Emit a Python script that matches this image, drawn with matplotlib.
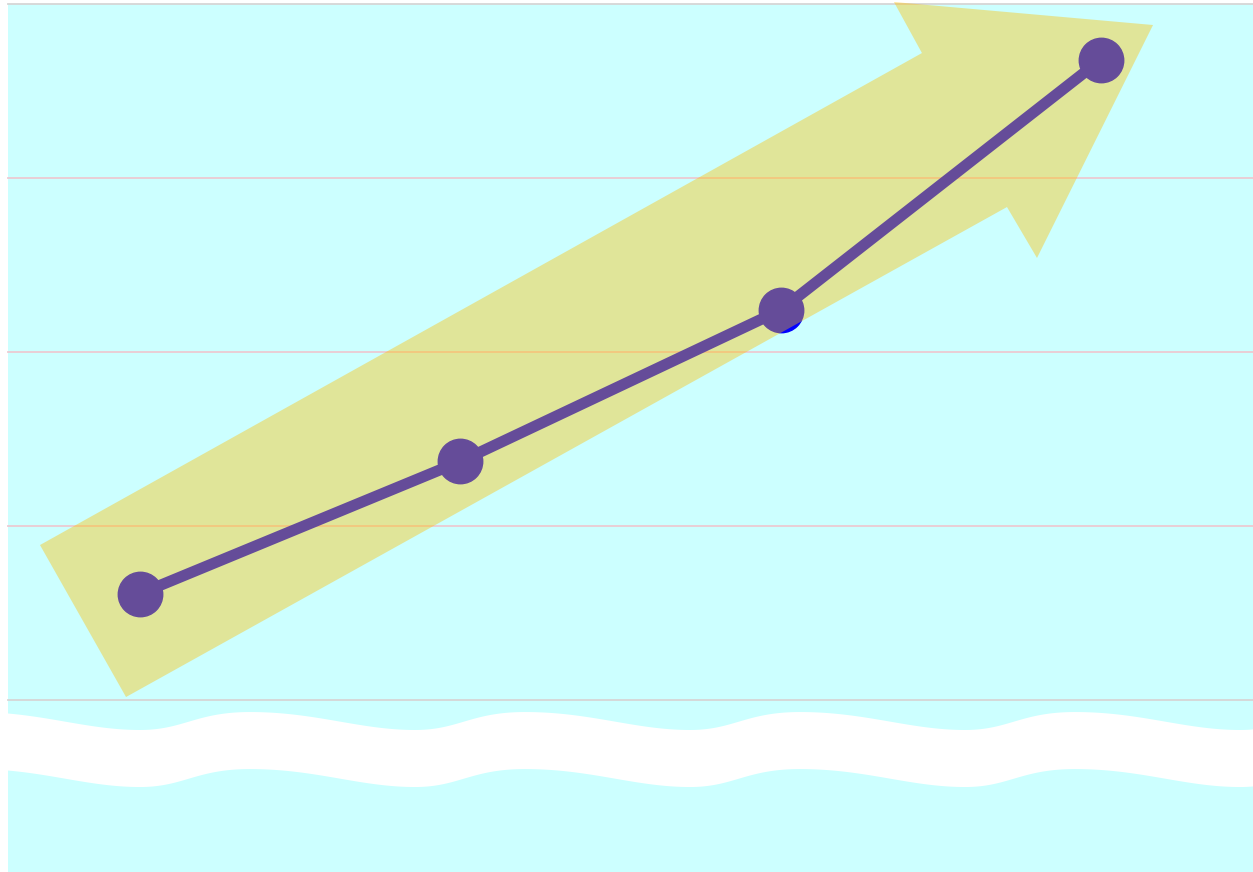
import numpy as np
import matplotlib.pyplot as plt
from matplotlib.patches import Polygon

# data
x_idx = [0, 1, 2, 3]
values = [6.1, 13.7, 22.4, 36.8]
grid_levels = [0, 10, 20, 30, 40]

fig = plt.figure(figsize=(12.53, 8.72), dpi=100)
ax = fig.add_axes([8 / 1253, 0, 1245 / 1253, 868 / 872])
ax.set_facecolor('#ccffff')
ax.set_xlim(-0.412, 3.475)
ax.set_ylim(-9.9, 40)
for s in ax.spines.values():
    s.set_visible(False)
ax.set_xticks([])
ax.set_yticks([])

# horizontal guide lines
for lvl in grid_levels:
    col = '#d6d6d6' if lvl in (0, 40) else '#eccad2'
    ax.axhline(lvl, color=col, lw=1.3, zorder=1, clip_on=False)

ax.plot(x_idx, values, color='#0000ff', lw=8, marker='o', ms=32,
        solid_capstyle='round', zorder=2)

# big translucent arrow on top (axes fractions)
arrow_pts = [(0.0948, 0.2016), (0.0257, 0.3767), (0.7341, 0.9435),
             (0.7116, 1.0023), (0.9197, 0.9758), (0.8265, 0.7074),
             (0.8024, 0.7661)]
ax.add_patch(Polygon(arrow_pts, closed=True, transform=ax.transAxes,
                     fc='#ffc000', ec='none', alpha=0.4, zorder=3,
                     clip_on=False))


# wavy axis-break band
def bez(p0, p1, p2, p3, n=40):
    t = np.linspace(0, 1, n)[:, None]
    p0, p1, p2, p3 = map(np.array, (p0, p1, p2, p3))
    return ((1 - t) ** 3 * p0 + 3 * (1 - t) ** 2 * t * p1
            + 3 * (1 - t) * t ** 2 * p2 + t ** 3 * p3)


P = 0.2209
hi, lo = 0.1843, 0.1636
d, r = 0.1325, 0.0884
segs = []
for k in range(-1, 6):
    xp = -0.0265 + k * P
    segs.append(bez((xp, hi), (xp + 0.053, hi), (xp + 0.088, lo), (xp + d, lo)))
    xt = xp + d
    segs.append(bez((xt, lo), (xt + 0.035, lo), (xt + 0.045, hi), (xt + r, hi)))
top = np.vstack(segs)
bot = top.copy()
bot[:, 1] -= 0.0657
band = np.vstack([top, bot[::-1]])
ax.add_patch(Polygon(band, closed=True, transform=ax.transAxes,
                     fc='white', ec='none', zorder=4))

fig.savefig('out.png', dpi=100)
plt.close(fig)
---+---
_Aim of the task_. From the top of the listing above, repeat each line exactly until you reach the line containing "grid_levels = [0, 10, 20, 30, 40]", and repeat that one too. Leave the pictures out.

_Solution to this exercise_.
Emit a Python script that matches this image, drawn with matplotlib.
import numpy as np
import matplotlib.pyplot as plt
from matplotlib.patches import Polygon

# data
x_idx = [0, 1, 2, 3]
values = [6.1, 13.7, 22.4, 36.8]
grid_levels = [0, 10, 20, 30, 40]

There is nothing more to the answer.